PORT TOWNSEND — The Port Townsend City Council approved a $60.8 million budget for 2024 on Monday evening, drawing nearly $2 million in reserve funds to balance expenses.
The budget, approved unanimously by council members, allocates the more than $60 million across the city’s seven funds while total revenues amount to just over $59 million. The city’s total ending fund balance for 2023 was $27.3 million and the projected ending fund balance for 2024 is $25.5 million across all funds.
“Unlike federal budgets, a local budget must be balanced,” said Director of Finance and Technology Services Connie Anderson. “That means we have to have an actual revenue source in order to put an item in the budget.”
Also Monday, the council made permanent two tax increases to the city’s sewer and solid waste utilities that were set to expire on Dec. 31.
The city imposes an 18 percent utility tax on the revenues of the storm and surface water; water system and sewer utilities and 1.5 percent of that tax was set to expire at the end of the month.
Similarly, a 2 percent tax on the city’s 22 percent tax on revenues of the solid waste utility was set to expire at the same time. Rather than extend those tax increases another two years, the council voted to extend the increases indefinitely.
“This is unquestionably a regressive tax,” Mayor David Faber said. “That is unfortunately what we are left with now until the state allows us to adopt a more progressive form of taxation. We are in a bind to pay for basic services, so this is unfortunately the best option.”
The city’s general fund is allocated for $15.9 million in expenses for 2024 with $14.4 million in revenues. An additional $486,000 will be used from the city’s fund balance to put seed funding toward a facilities fund to help the city better deal with maintenance needs.

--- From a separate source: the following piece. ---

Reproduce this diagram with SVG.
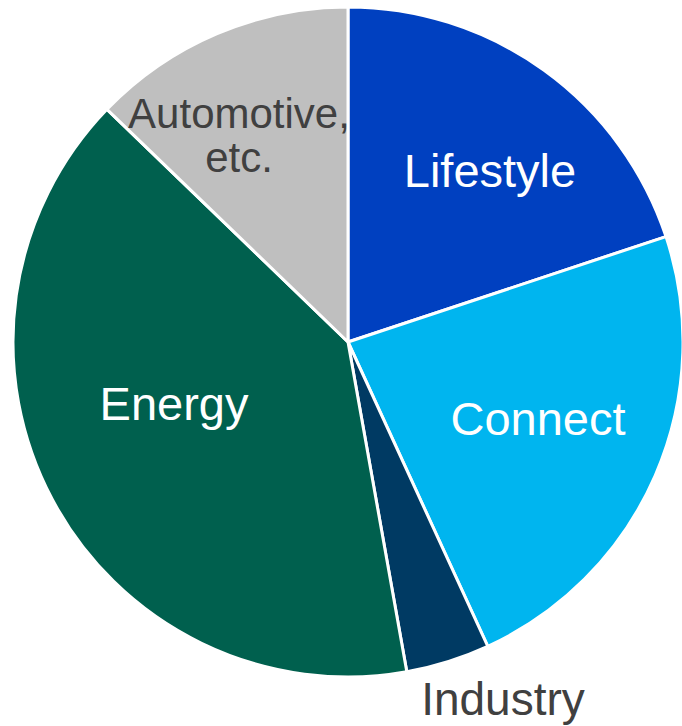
<svg xmlns="http://www.w3.org/2000/svg" width="682" height="726" viewBox="0 0 682 726">
<style>
.slice{stroke:#FFFFFF;stroke-width:3;stroke-linejoin:round}
.lbl{font-family:"Liberation Sans",Arial,sans-serif;text-anchor:middle}
.w{fill:#FFFFFF;font-size:47px}
.d{fill:#404040}
</style>
<rect width="682" height="726" fill="#FFFFFF"/>
<g id="connectors"></g>
<g id="lifestyle">
<path class="slice" fill="#0040C0" d="M348,342 L348,7 A335,335 0 0 1 666,236.6 Z"/>
<text class="lbl w" x="490" y="187">Lifestyle</text>
</g>
<g id="connect">
<path class="slice" fill="#00B5EF" d="M348,342 L666,236.6 A335,335 0 0 1 487.8,646.4 Z"/>
<text class="lbl w" x="538" y="435">Connect</text>
</g>
<g id="industry">
<path class="slice" fill="#003A63" d="M348,342 L487.8,646.4 A335,335 0 0 1 406.8,671.8 Z"/>
<text class="lbl d" x="503" y="715" font-size="46">Industry</text>
</g>
<g id="energy">
<path class="slice" fill="#00604E" d="M348,342 L406.8,671.8 A335,335 0 0 1 107,109.3 Z"/>
<text class="lbl w" x="174" y="420">Energy</text>
</g>
<g id="automotive">
<path class="slice" fill="#BFBFBF" d="M348,342 L107,109.3 A335,335 0 0 1 348,7 Z"/>
<text class="lbl d" x="239" y="128" font-size="42">Automotive,</text>
<text class="lbl d" x="239" y="172" font-size="42">etc.</text>
</g>
</svg>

The city’s largest expenditure was from the enterprise fund, which covers revenue-generating services of the city such as sewer and water. That fund was budgeted for $23.3 million but projected to raise $23.9 million in revenues.
The city’s capital projects fund is budgeted for $6.1 million, mostly for streets, while bringing in $4.8 million in revenues.

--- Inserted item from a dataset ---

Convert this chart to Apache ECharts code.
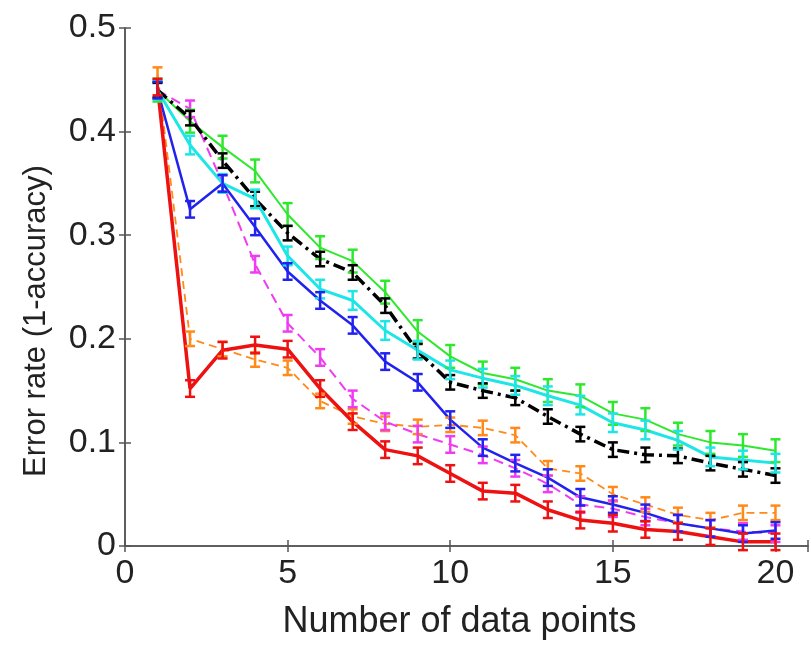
<!DOCTYPE html>
<html>
<head>
<meta charset="utf-8">
<script src="https://cdn.jsdelivr.net/npm/echarts@6/dist/echarts.min.js"></script>
<style>html,body{margin:0;padding:0;background:#fff;}#chart{width:811px;height:646px;}</style>
</head>
<body>
<div id="chart"></div>
<script>
// ---- data ----
const nPoints = [1,2,3,4,5,6,7,8,9,10,11,12,13,14,15,16,17,18,19,20];
const redSeries     = [0.443,0.152,0.189,0.194,0.190,0.152,0.120,0.093,0.087,0.070,0.053,0.051,0.035,0.025,0.022,0.016,0.014,0.009,0.004,0.004];
const orangeSeries  = [0.455,0.200,0.190,0.180,0.172,0.140,0.125,0.118,0.115,0.117,0.114,0.107,0.075,0.070,0.050,0.040,0.030,0.025,0.032,0.032];
const magentaSeries = [0.440,0.422,0.350,0.272,0.215,0.182,0.142,0.120,0.108,0.098,0.088,0.075,0.060,0.040,0.036,0.028,0.022,0.017,0.014,0.012];
const blueSeries    = [0.440,0.325,0.350,0.308,0.265,0.237,0.213,0.178,0.158,0.122,0.095,0.080,0.066,0.047,0.040,0.032,0.022,0.017,0.012,0.015];
const blackSeries   = [0.440,0.413,0.372,0.335,0.302,0.277,0.264,0.232,0.188,0.158,0.150,0.143,0.125,0.108,0.093,0.088,0.087,0.080,0.074,0.068];
const cyanSeries    = [0.440,0.387,0.350,0.335,0.280,0.248,0.237,0.208,0.189,0.170,0.162,0.155,0.145,0.136,0.119,0.112,0.102,0.086,0.083,0.080];
const greenSeries   = [0.440,0.410,0.385,0.362,0.320,0.288,0.275,0.245,0.207,0.183,0.167,0.161,0.150,0.145,0.128,0.122,0.108,0.100,0.097,0.092];
// error-bar half widths per series
const errHalf = {red:0.008, orange:0.007, magenta:0.008, blue:0.008, black:0.007, cyan:0.009, green:0.011};
const xTicks = [0,5,10,15,20];
const yTicks = [0,0.1,0.2,0.3,0.4,0.5];
const xTitle = 'Number of data points';
const yTitle = 'Error rate (1-accuracy)';

const defs = [
  {key:'orange',  data:orangeSeries,  color:'#ff8a1a', width:1.8, type:[8,5]},
  {key:'magenta', data:magentaSeries, color:'#f03cf0', width:2,   type:[10,6]},
  {key:'green',   data:greenSeries,   color:'#2ee82e', width:2,   type:'solid'},
  {key:'black',   data:blackSeries,   color:'#000000', width:3.5, type:[12,5,3,5]},
  {key:'cyan',    data:cyanSeries,    color:'#1ee6e6', width:3,   type:'solid'},
  {key:'blue',    data:blueSeries,    color:'#2222ee', width:2.5, type:'solid'},
  {key:'red',     data:redSeries,     color:'#ee1111', width:3.5, type:'solid'}
];

const series = [];
defs.forEach(d => {
  const pts = nPoints.map((x,i)=>[x, d.data[i]]);
  series.push({
    type:'line', data:pts, symbol:'none', z:2,
    lineStyle:{color:d.color, width:d.width, type:d.type},
    animation:false
  });
  const e = errHalf[d.key];
  series.push({
    type:'custom', z:3, animation:false,
    data: nPoints.map((x,i)=>[x, d.data[i]-e, d.data[i]+e]),
    renderItem:function(params, api){
      const x = api.value(0);
      const lo = api.coord([x, api.value(1)]);
      const hi = api.coord([x, api.value(2)]);
      const cw = 5;
      const st = {stroke:d.color, lineWidth:2.5};
      return {type:'group', children:[
        {type:'line', shape:{x1:lo[0],y1:lo[1],x2:hi[0],y2:hi[1]}, style:st},
        {type:'line', shape:{x1:lo[0]-cw,y1:lo[1],x2:lo[0]+cw,y2:lo[1]}, style:st},
        {type:'line', shape:{x1:hi[0]-cw,y1:hi[1],x2:hi[0]+cw,y2:hi[1]}, style:st}
      ]};
    }
  });
});

const axisLineStyle = {color:'#555', width:1.5};
const font = 'Liberation Sans, Arial, sans-serif';
const chart = echarts.init(document.getElementById('chart'));
chart.setOption({
  backgroundColor:'#fff',
  animation:false,
  grid:{left:125, right:0, top:28, bottom:100, containLabel:false},
  graphic:[
    {type:'text', x:36, y:321, rotation:Math.PI/2,
     style:{text:yTitle, font:'31px Liberation Sans, Arial, sans-serif', fill:'#222', align:'center', verticalAlign:'middle'}}
  ],
  xAxis:[
    {type:'value', min:0, max:21, interval:5, position:'bottom',
     axisLine:{show:true, lineStyle:axisLineStyle},
     axisTick:{show:true, inside:true, length:6, lineStyle:axisLineStyle},
     splitLine:{show:false},
     axisLabel:{show:true, fontSize:34, fontFamily:font, color:'#222', margin:11,
       formatter:v => xTicks.includes(v) ? String(v) : ''},
     name:xTitle, nameLocation:'middle', nameGap:58,
     nameTextStyle:{fontSize:36, fontFamily:font, color:'#222', padding:[0,14,0,0]}},
    {type:'value', min:0, max:21, interval:5, position:'top',
     axisLine:{show:true, lineStyle:axisLineStyle},
     axisTick:{show:true, inside:true, length:6, lineStyle:axisLineStyle},
     axisLabel:{show:false}, splitLine:{show:false}}
  ],
  yAxis:[
    {type:'value', min:0, max:0.5, interval:0.1, position:'left',
     axisLine:{show:true, lineStyle:axisLineStyle},
     axisTick:{show:true, inside:true, length:6, lineStyle:axisLineStyle},
     splitLine:{show:false},
     axisLabel:{show:true, fontSize:34, fontFamily:font, color:'#222', margin:9,
       formatter:v => { const t = yTicks.find(k=>Math.abs(k-v)<1e-9); return t===undefined?'':String(t); }}},
    {type:'value', min:0, max:0.5, interval:0.1, position:'right',
     axisLine:{show:true, lineStyle:axisLineStyle},
     axisTick:{show:true, inside:true, length:6, lineStyle:axisLineStyle},
     axisLabel:{show:false}, splitLine:{show:false}}
  ],
  series:series
});
</script>
</body>
</html>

The budget also included $1.9 million of the city’s remaining American Rescue Plan Act funding, which gave the city $2.7 million in 2022.
Council members asked few questions regarding the budget at the meeting and no public comment was given.
Council member Amy Howard noted the state law requiring local budgets to be fully balanced means many of the city’s needs do not appear on the annual budget.
“We have a hidden deficit that we cannot account for in this budget,” Howard said. “Critical unfunded needs don’t get a mention like they should.”
The city also raised its property taxes by the allowable 1 percent, but Faber noted that revenue was not enough to keep up with inflation in typical years at an average of 2 percent.
Inflation in the past three years has been particularly high, rising as high as 9.1 percent in 2022 and currently at 3.7 percent, according to the U.S. Bureau of Labor Statistics.
“The city’s revenue as a percentage of your income, of property values, et cetera, is going down over time,” Faber said.
“In the last few years, it’s been particularly problematic for the city even finding the money to keep the doors open and do the things that we have to do as a city, let alone the things that we’d like to do as a city, let alone the things we really should be doing, like our roads,” he said.